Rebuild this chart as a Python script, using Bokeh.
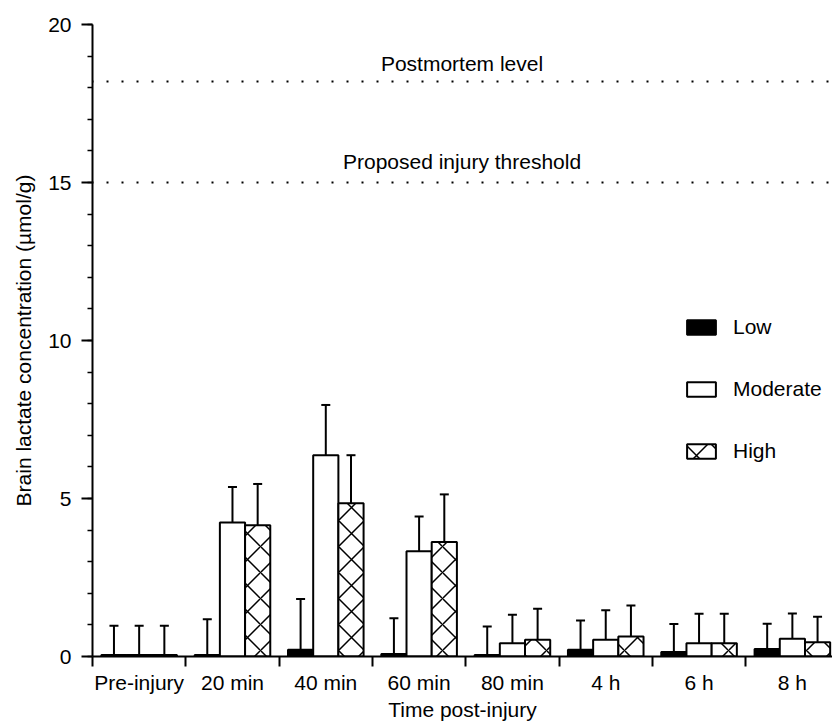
import numpy as np
from bokeh.plotting import figure
from bokeh.models import (ColumnDataSource, Range1d, FixedTicker, SingleIntervalTicker,
                          Whisker, TeeHead, Span, Label, Legend, LegendItem)
from bokeh.transform import dodge
from bokeh.embed import file_html
from bokeh.resources import INLINE

# ---------------- data ----------------
categories = ["Pre-injury", "20 min", "40 min", "60 min", "80 min", "4 h", "6 h", "8 h"]
low = [0.05, 0.05, 0.21, 0.08, 0.05, 0.21, 0.14, 0.24]
low_err = [0.92, 1.13, 1.61, 1.13, 0.90, 0.93, 0.89, 0.80]
moderate = [0.05, 4.24, 6.37, 3.33, 0.42, 0.53, 0.42, 0.56]
moderate_err = [0.92, 1.12, 1.59, 1.10, 0.90, 0.93, 0.93, 0.80]
high = [0.05, 4.15, 4.85, 3.62, 0.53, 0.63, 0.42, 0.45]
high_err = [0.92, 1.31, 1.52, 1.51, 0.98, 0.98, 0.93, 0.81]
series_names = ["Low", "Moderate", "High"]
reference_levels = [18.2, 15.0]
reference_labels = ["Postmortem level", "Proposed injury threshold"]
y_ticks_major = 5

FONT = "Liberation Sans"
FS = "21px"

x_centers = np.arange(len(categories)) + 0.5
src = ColumnDataSource(dict(
    x=x_centers,
    low=low, low_top=np.array(low) + np.array(low_err),
    moderate=moderate, moderate_top=np.array(moderate) + np.array(moderate_err),
    high=high, high_top=np.array(high) + np.array(high_err),
))

p = figure(width=832, height=723,
           x_range=Range1d(0, 7.93), y_range=Range1d(0, 20),
           output_backend="svg", toolbar_location=None,
           min_border_left=92, min_border_top=24, min_border_bottom=67, min_border_right=0)
p.outline_line_color = None
p.grid.visible = False
p.background_fill_color = "white"
p.border_fill_color = "white"

bw = 0.27
offsets = [-bw, 0.0, bw]
styles = [
    dict(fill_color="black", line_color="black"),
    dict(fill_color="white", line_color="black"),
    dict(fill_color="white", line_color="black", hatch_pattern="diagonal_cross",
         hatch_scale=26, hatch_weight=1.5, hatch_color="black"),
]
fields = ["low", "moderate", "high"]
renderers = []
for f, off, st in zip(fields, offsets, styles):
    r = p.vbar(x=dodge("x", off), top=f, width=bw, bottom=0, source=src,
               line_width=2, **st)
    renderers.append(r)
for f, off in zip(fields, offsets):
    w = Whisker(base=dodge("x", off), lower=f, upper=f + "_top", source=src,
                dimension="height", line_width=2, line_color="black",
                upper_head=TeeHead(size=9, line_width=2, line_color="black"),
                lower_head=None)
    p.add_layout(w)

# reference levels
label_offsets = [18, 21]
for lev, txt, yo in zip(reference_levels, reference_labels, label_offsets):
    p.add_layout(Span(location=lev, dimension="width", line_color="black",
                      line_width=2, line_dash="2 13", line_dash_offset=1))
    p.add_layout(Label(x=3.96, y=lev, y_offset=yo, text=txt, text_align="center",
                       text_baseline="middle", text_font=FONT, text_font_size=FS,
                       text_color="black"))

# axes
xa = p.xaxis[0]
xa.ticker = FixedTicker(ticks=list(x_centers), minor_ticks=list(range(len(categories) + 1)))
xa.major_label_overrides = {float(x): c for x, c in zip(x_centers, categories)}
xa.major_tick_line_color = None
xa.major_tick_out = 10
xa.major_tick_in = 0
xa.minor_tick_out = 10
xa.minor_tick_in = 0
xa.minor_tick_line_width = 2
xa.minor_tick_line_color = "black"
xa.major_label_standoff = 4
xa.axis_label = "Time post-injury"
xa.axis_label_standoff = 1

ya = p.yaxis[0]
ya.ticker = SingleIntervalTicker(interval=y_ticks_major, num_minor_ticks=5)
ya.major_tick_out = 11
ya.major_tick_in = 0
ya.minor_tick_out = 5
ya.minor_tick_in = 0
ya.major_tick_line_width = 2
ya.minor_tick_line_width = 1.5
ya.major_label_standoff = 10
ya.axis_label = "Brain lactate concentration (µmol/g)"
ya.axis_label_standoff = 10

for ax in (xa, ya):
    ax.axis_line_width = 2
    ax.axis_line_color = "black"
    ax.major_label_text_font = FONT
    ax.major_label_text_font_size = FS
    ax.major_label_text_color = "black"
    ax.axis_label_text_font = FONT
    ax.axis_label_text_font_size = FS
    ax.axis_label_text_font_style = "normal"
    ax.axis_label_text_color = "black"

legend = Legend(items=[LegendItem(label=n, renderers=[r]) for n, r in zip(series_names, renderers)],
                location=(591, 193), orientation="vertical",
                glyph_width=36, glyph_height=18, label_height=18,
                label_standoff=14, spacing=38, padding=0, margin=0,
                border_line_color=None, background_fill_alpha=0,
                label_text_font=FONT, label_text_font_size=FS, label_text_color="black")
p.add_layout(legend)

open("out.html", "w").write(file_html(p, INLINE))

--

Exactly as written, return every line of the listing, but not the pictures.

Rebuild this chart as a Python script, using Bokeh.
import numpy as np
from bokeh.plotting import figure
from bokeh.models import (ColumnDataSource, Range1d, FixedTicker, SingleIntervalTicker,
                          Whisker, TeeHead, Span, Label, Legend, LegendItem)
from bokeh.transform import dodge
from bokeh.embed import file_html
from bokeh.resources import INLINE

# ---------------- data ----------------
categories = ["Pre-injury", "20 min", "40 min", "60 min", "80 min", "4 h", "6 h", "8 h"]
low = [0.05, 0.05, 0.21, 0.08, 0.05, 0.21, 0.14, 0.24]
low_err = [0.92, 1.13, 1.61, 1.13, 0.90, 0.93, 0.89, 0.80]
moderate = [0.05, 4.24, 6.37, 3.33, 0.42, 0.53, 0.42, 0.56]
moderate_err = [0.92, 1.12, 1.59, 1.10, 0.90, 0.93, 0.93, 0.80]
high = [0.05, 4.15, 4.85, 3.62, 0.53, 0.63, 0.42, 0.45]
high_err = [0.92, 1.31, 1.52, 1.51, 0.98, 0.98, 0.93, 0.81]
series_names = ["Low", "Moderate", "High"]
reference_levels = [18.2, 15.0]
reference_labels = ["Postmortem level", "Proposed injury threshold"]
y_ticks_major = 5

FONT = "Liberation Sans"
FS = "21px"

x_centers = np.arange(len(categories)) + 0.5
src = ColumnDataSource(dict(
    x=x_centers,
    low=low, low_top=np.array(low) + np.array(low_err),
    moderate=moderate, moderate_top=np.array(moderate) + np.array(moderate_err),
    high=high, high_top=np.array(high) + np.array(high_err),
))

p = figure(width=832, height=723,
           x_range=Range1d(0, 7.93), y_range=Range1d(0, 20),
           output_backend="svg", toolbar_location=None,
           min_border_left=92, min_border_top=24, min_border_bottom=67, min_border_right=0)
p.outline_line_color = None
p.grid.visible = False
p.background_fill_color = "white"
p.border_fill_color = "white"

bw = 0.27
offsets = [-bw, 0.0, bw]
styles = [
    dict(fill_color="black", line_color="black"),
    dict(fill_color="white", line_color="black"),
    dict(fill_color="white", line_color="black", hatch_pattern="diagonal_cross",
         hatch_scale=26, hatch_weight=1.5, hatch_color="black"),
]
fields = ["low", "moderate", "high"]
renderers = []
for f, off, st in zip(fields, offsets, styles):
    r = p.vbar(x=dodge("x", off), top=f, width=bw, bottom=0, source=src,
               line_width=2, **st)
    renderers.append(r)
for f, off in zip(fields, offsets):
    w = Whisker(base=dodge("x", off), lower=f, upper=f + "_top", source=src,
                dimension="height", line_width=2, line_color="black",
                upper_head=TeeHead(size=9, line_width=2, line_color="black"),
                lower_head=None)
    p.add_layout(w)

# reference levels
label_offsets = [18, 21]
for lev, txt, yo in zip(reference_levels, reference_labels, label_offsets):
    p.add_layout(Span(location=lev, dimension="width", line_color="black",
                      line_width=2, line_dash="2 13", line_dash_offset=1))
    p.add_layout(Label(x=3.96, y=lev, y_offset=yo, text=txt, text_align="center",
                       text_baseline="middle", text_font=FONT, text_font_size=FS,
                       text_color="black"))

# axes
xa = p.xaxis[0]
xa.ticker = FixedTicker(ticks=list(x_centers), minor_ticks=list(range(len(categories) + 1)))
xa.major_label_overrides = {float(x): c for x, c in zip(x_centers, categories)}
xa.major_tick_line_color = None
xa.major_tick_out = 10
xa.major_tick_in = 0
xa.minor_tick_out = 10
xa.minor_tick_in = 0
xa.minor_tick_line_width = 2
xa.minor_tick_line_color = "black"
xa.major_label_standoff = 4
xa.axis_label = "Time post-injury"
xa.axis_label_standoff = 1

ya = p.yaxis[0]
ya.ticker = SingleIntervalTicker(interval=y_ticks_major, num_minor_ticks=5)
ya.major_tick_out = 11
ya.major_tick_in = 0
ya.minor_tick_out = 5
ya.minor_tick_in = 0
ya.major_tick_line_width = 2
ya.minor_tick_line_width = 1.5
ya.major_label_standoff = 10
ya.axis_label = "Brain lactate concentration (µmol/g)"
ya.axis_label_standoff = 10

for ax in (xa, ya):
    ax.axis_line_width = 2
    ax.axis_line_color = "black"
    ax.major_label_text_font = FONT
    ax.major_label_text_font_size = FS
    ax.major_label_text_color = "black"
    ax.axis_label_text_font = FONT
    ax.axis_label_text_font_size = FS
    ax.axis_label_text_font_style = "normal"
    ax.axis_label_text_color = "black"

legend = Legend(items=[LegendItem(label=n, renderers=[r]) for n, r in zip(series_names, renderers)],
                location=(591, 193), orientation="vertical",
                glyph_width=36, glyph_height=18, label_height=18,
                label_standoff=14, spacing=38, padding=0, margin=0,
                border_line_color=None, background_fill_alpha=0,
                label_text_font=FONT, label_text_font_size=FS, label_text_color="black")
p.add_layout(legend)

open("out.html", "w").write(file_html(p, INLINE))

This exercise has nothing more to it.